■ Task description:
Everything from the first line of the data through the line with "(compText) at (600,542)" is to be echoed exactly, minus the pictures.

■ Supplied information:

****************

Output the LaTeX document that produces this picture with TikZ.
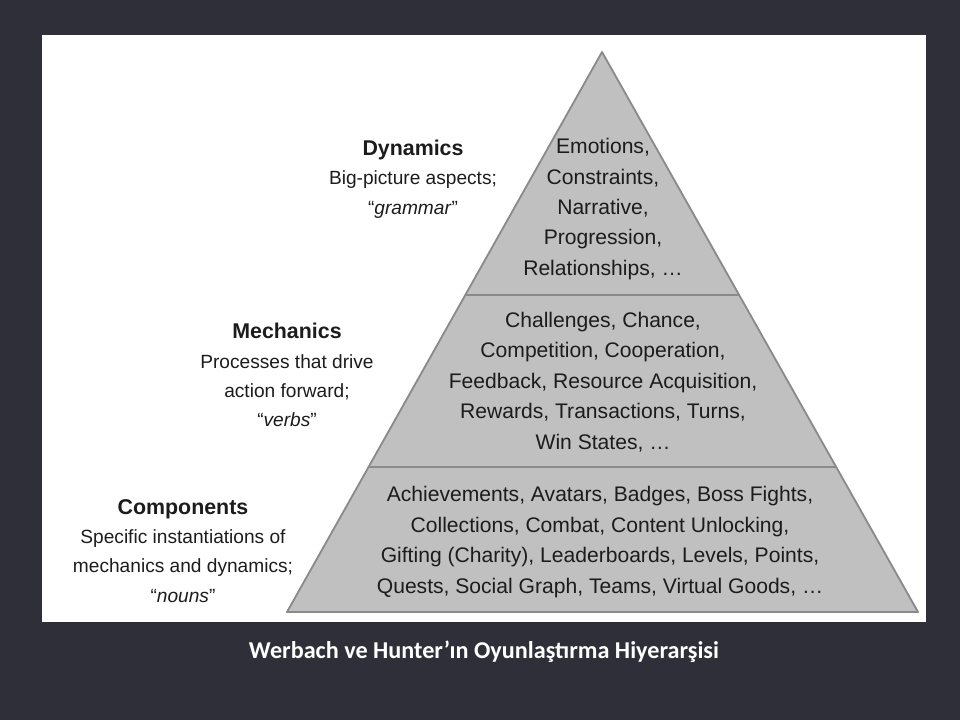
\documentclass[tikz,border=0pt]{standalone}
\usepackage{fontspec}
\setmainfont{Liberation Sans}
\newfontfamily\captionfont{Carlito}
\usetikzlibrary{calc, positioning}
\definecolor{slatebg}{RGB}{46,47,56}
\definecolor{pyrgray}{RGB}{192,192,192}
\definecolor{pyredge}{RGB}{138,138,138}
\definecolor{inktext}{RGB}{28,28,28}
\newcommand{\tierhead}[1]{{\fontsize{15.2}{20.8}\selectfont\bfseries #1}}

\begin{document}
\begin{tikzpicture}[x=0.025cm, y=-0.025cm,
    tier/.style={fill=pyrgray, draw=pyredge, line width=1.3pt, line join=round},
    tiertext/.style={align=center, text=inktext, inner sep=0pt, font=\fontsize{15}{21.6}\selectfont},
    sidelabel/.style={align=center, text=inktext, inner sep=0pt, font=\fontsize{13.6}{20.8}\selectfont}]
    % --- Tlo i biala plansza ---
    \fill[slatebg] (0,0) rectangle (960,720);
    \useasboundingbox (0,0) rectangle (960,720);
    \fill[white] (42,35) rectangle (926,622);

    % --- Piramida (wierzcholki) ---
    \coordinate (apex) at (602,52);
    \coordinate (baseL) at (287,612);
    \coordinate (baseR) at (918,612);
    \coordinate (upL) at ($(apex)!0.434!(baseL)$);
    \coordinate (upR) at ($(apex)!0.434!(baseR)$);
    \coordinate (lowL) at ($(apex)!0.741!(baseL)$);
    \coordinate (lowR) at ($(apex)!0.741!(baseR)$);

    % Trzy poziomy
    \draw[tier] (apex) -- (upR) -- (upL) -- cycle;
    \draw[tier] (upL) -- (upR) -- (lowR) -- (lowL) -- cycle;
    \draw[tier] (lowL) -- (lowR) -- (baseR) -- (baseL) -- cycle;

    % Teksty wewnatrz piramidy
    \node[tiertext] (dynText) at (603,209) {Emotions,\\Constraints,\\Narrative,\\Progression,\\Relationships, \dots};
    \node[tiertext] (mechText) at (603,382) {Challenges, Chance,\\Competition, Cooperation,\\Feedback, Resource Acquisition,\\Rewards, Transactions, Turns,\\Win States, \dots};
    \node[tiertext] (compText) at (600,542) {Achievements, Avatars, Badges, Boss Fights,\\Collections, Combat, Content Unlocking,\\Gifting (Charity), Leaderboards, Levels, Points,\\Quests, Social Graph, Teams, Virtual Goods, \dots};

    % --- Opisy po lewej ---
    \node[sidelabel] (dynLabel) at (413,179) {\tierhead{Dynamics}\\Big-picture aspects;\\“\textit{grammar}”};
    \node[sidelabel] (mechLabel) at (287,375) {\tierhead{Mechanics}\\Processes that drive\\action forward;\\“\textit{verbs}”};
    \node[sidelabel] (compLabel) at (183,551) {\tierhead{Components}\\Specific instantiations of\\mechanics and dynamics;\\“\textit{nouns}”};

    % Podpis
    \node[text=white, font=\captionfont\bfseries\fontsize{17.2}{20}\selectfont] (caption) at (484,652) {Werbach ve Hunter’ın Oyunlaştırma Hiyerarşisi};
\end{tikzpicture}
\end{document}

****************

■ The result:
Output the LaTeX document that produces this picture with TikZ.
\documentclass[tikz,border=0pt]{standalone}
\usepackage{fontspec}
\setmainfont{Liberation Sans}
\newfontfamily\captionfont{Carlito}
\usetikzlibrary{calc, positioning}
\definecolor{slatebg}{RGB}{46,47,56}
\definecolor{pyrgray}{RGB}{192,192,192}
\definecolor{pyredge}{RGB}{138,138,138}
\definecolor{inktext}{RGB}{28,28,28}
\newcommand{\tierhead}[1]{{\fontsize{15.2}{20.8}\selectfont\bfseries #1}}

\begin{document}
\begin{tikzpicture}[x=0.025cm, y=-0.025cm,
    tier/.style={fill=pyrgray, draw=pyredge, line width=1.3pt, line join=round},
    tiertext/.style={align=center, text=inktext, inner sep=0pt, font=\fontsize{15}{21.6}\selectfont},
    sidelabel/.style={align=center, text=inktext, inner sep=0pt, font=\fontsize{13.6}{20.8}\selectfont}]
    % --- Tlo i biala plansza ---
    \fill[slatebg] (0,0) rectangle (960,720);
    \useasboundingbox (0,0) rectangle (960,720);
    \fill[white] (42,35) rectangle (926,622);

    % --- Piramida (wierzcholki) ---
    \coordinate (apex) at (602,52);
    \coordinate (baseL) at (287,612);
    \coordinate (baseR) at (918,612);
    \coordinate (upL) at ($(apex)!0.434!(baseL)$);
    \coordinate (upR) at ($(apex)!0.434!(baseR)$);
    \coordinate (lowL) at ($(apex)!0.741!(baseL)$);
    \coordinate (lowR) at ($(apex)!0.741!(baseR)$);

    % Trzy poziomy
    \draw[tier] (apex) -- (upR) -- (upL) -- cycle;
    \draw[tier] (upL) -- (upR) -- (lowR) -- (lowL) -- cycle;
    \draw[tier] (lowL) -- (lowR) -- (baseR) -- (baseL) -- cycle;

    % Teksty wewnatrz piramidy
    \node[tiertext] (dynText) at (603,209) {Emotions,\\Constraints,\\Narrative,\\Progression,\\Relationships, \dots};
    \node[tiertext] (mechText) at (603,382) {Challenges, Chance,\\Competition, Cooperation,\\Feedback, Resource Acquisition,\\Rewards, Transactions, Turns,\\Win States, \dots};
    \node[tiertext] (compText) at (600,542) {Achievements, Avatars, Badges, Boss Fights,\\Collections, Combat, Content Unlocking,\\Gifting (Charity), Leaderboards, Levels, Points,\\Quests, Social Graph, Teams, Virtual Goods, \dots};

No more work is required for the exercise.